Dataset content –
════

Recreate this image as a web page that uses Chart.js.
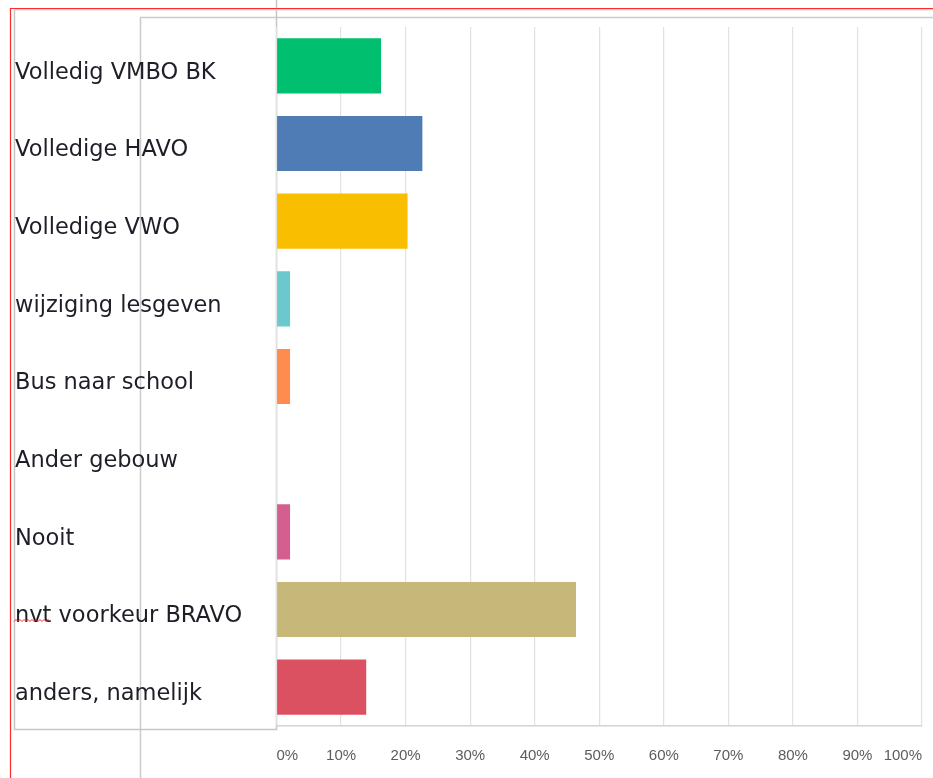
<!DOCTYPE html>
<html>
<head>
<meta charset="utf-8">
<script src="https://cdn.jsdelivr.net/npm/chart.js@4"></script>
<style>
  html, body { margin: 0; padding: 0; background: #fff; }
  #wrap { position: relative; width: 933px; height: 778px; }
</style>
</head>
<body>
<div id="wrap"><canvas id="chart" width="933" height="778"></canvas></div>
<script>
const categories = [
  "Volledig VMBO BK",
  "Volledige HAVO",
  "Volledige VWO",
  "wijziging lesgeven",
  "Bus naar school",
  "Ander gebouw",
  "Nooit",
  "nvt voorkeur BRAVO",
  "anders, namelijk",
];
const percentages = [16.2, 22.6, 20.3, 2.1, 2.1, 0, 2.1, 46.4, 13.9];
const barColors = [
  "#00BF6F",
  "#507CB6",
  "#F9BE00",
  "#6BC8CD",
  "#FF8B4F",
  "#7D5E90",
  "#D25F90",
  "#C7B879",
  "#DC5162",
];
const tickValues = [0, 10, 20, 30, 40, 50, 60, 70, 80, 90, 100];

// screenshot frame lines around the chart (not data)
const framePlugin = {
  id: "frame",
  beforeDraw(chart) {
    const ctx = chart.ctx;
    ctx.save();
    ctx.lineWidth = 1.5;
    ctx.strokeStyle = "#cbcbcb";
    // outer panel behind the chart
    ctx.beginPath();
    ctx.moveTo(140.5, 778);
    ctx.lineTo(140.5, 17.5);
    ctx.lineTo(933, 17.5);
    ctx.stroke();
    // label box
    ctx.strokeStyle = "#c6c6c6";
    ctx.beginPath();
    ctx.moveTo(14.5, 9.5);
    ctx.lineTo(14.5, 729.5);
    ctx.lineTo(276.5, 729.5);
    ctx.lineTo(276.5, 0);
    ctx.stroke();
    ctx.beginPath();
    ctx.moveTo(14.5, 9.5);
    ctx.lineTo(933, 9.5);
    ctx.strokeStyle = "#e6d0d0";
    ctx.stroke();
    // red window edge
    ctx.lineWidth = 1.2;
    ctx.strokeStyle = "#ff2a2a";
    ctx.beginPath();
    ctx.moveTo(10.5, 778);
    ctx.lineTo(10.5, 8.5);
    ctx.lineTo(933, 8.5);
    ctx.stroke();
    ctx.restore();
  },
  afterDraw(chart) {
    // spellcheck squiggle under "nvt"
    const ctx = chart.ctx;
    ctx.save();
    ctx.strokeStyle = "#e23030";
    ctx.lineWidth = 1;
    ctx.beginPath();
    for (let x = 14; x <= 50; x += 2) {
      const y = (x / 2) % 2 === 0 ? 619.5 : 621.5;
      if (x === 14) ctx.moveTo(x, y);
      else ctx.lineTo(x, y);
    }
    ctx.stroke();
    ctx.restore();
  },
};

const chart = new Chart(document.getElementById("chart"), {
  type: "bar",
  data: {
    labels: categories,
    datasets: [
      {
        data: percentages,
        backgroundColor: barColors,
        borderWidth: 0,
        barPercentage: 0.71,
        categoryPercentage: 1,
      },
    ],
  },
  options: {
    indexAxis: "y",
    responsive: false,
    animation: false,
    layout: {
      padding: { top: 27, left: 15, right: 11, bottom: 0 },
    },
    plugins: {
      legend: { display: false },
      tooltip: { enabled: false },
    },
    scales: {
      x: {
        min: 0,
        max: 100,
        afterBuildTicks: (scale) => {
          scale.ticks = tickValues.map((v) => ({ value: v }));
        },
        afterFit: (scale) => {
          scale.height = 52;
          scale.paddingLeft = 0;
          scale.paddingRight = 0;
        },
        grid: {
          color: "#e2e2e2",
          lineWidth: 1.2,
          drawTicks: false,
        },
        border: { display: true, color: "#d4d4d4", width: 1.5 },
        ticks: {
          align: "inner",
          padding: 21,
          color: "#5c5c5c",
          font: { family: "'Liberation Sans', Arial, sans-serif", size: 15 },
          callback: (v) => v + "%",
        },
      },
      y: {
        afterFit: (scale) => {
          scale.width = 261.5;
        },
        grid: { display: false, drawTicks: false },
        border: { display: false },
        ticks: {
          crossAlign: "far",
          labelOffset: 7,
          padding: 0,
          color: "#1e1e28",
          font: { family: "'DejaVu Sans', Verdana, sans-serif", size: 22.5 },
        },
      },
    },
  },
  plugins: [framePlugin],
});
</script>
</body>
</html>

════

Instructions for the task –
Write out an exact copy of the listing, first line through the line containing "80, 90, 100];", with the pictures left out.

Worked answer –
Recreate this image as a web page that uses Chart.js.
<!DOCTYPE html>
<html>
<head>
<meta charset="utf-8">
<script src="https://cdn.jsdelivr.net/npm/chart.js@4"></script>
<style>
  html, body { margin: 0; padding: 0; background: #fff; }
  #wrap { position: relative; width: 933px; height: 778px; }
</style>
</head>
<body>
<div id="wrap"><canvas id="chart" width="933" height="778"></canvas></div>
<script>
const categories = [
  "Volledig VMBO BK",
  "Volledige HAVO",
  "Volledige VWO",
  "wijziging lesgeven",
  "Bus naar school",
  "Ander gebouw",
  "Nooit",
  "nvt voorkeur BRAVO",
  "anders, namelijk",
];
const percentages = [16.2, 22.6, 20.3, 2.1, 2.1, 0, 2.1, 46.4, 13.9];
const barColors = [
  "#00BF6F",
  "#507CB6",
  "#F9BE00",
  "#6BC8CD",
  "#FF8B4F",
  "#7D5E90",
  "#D25F90",
  "#C7B879",
  "#DC5162",
];
const tickValues = [0, 10, 20, 30, 40, 50, 60, 70, 80, 90, 100];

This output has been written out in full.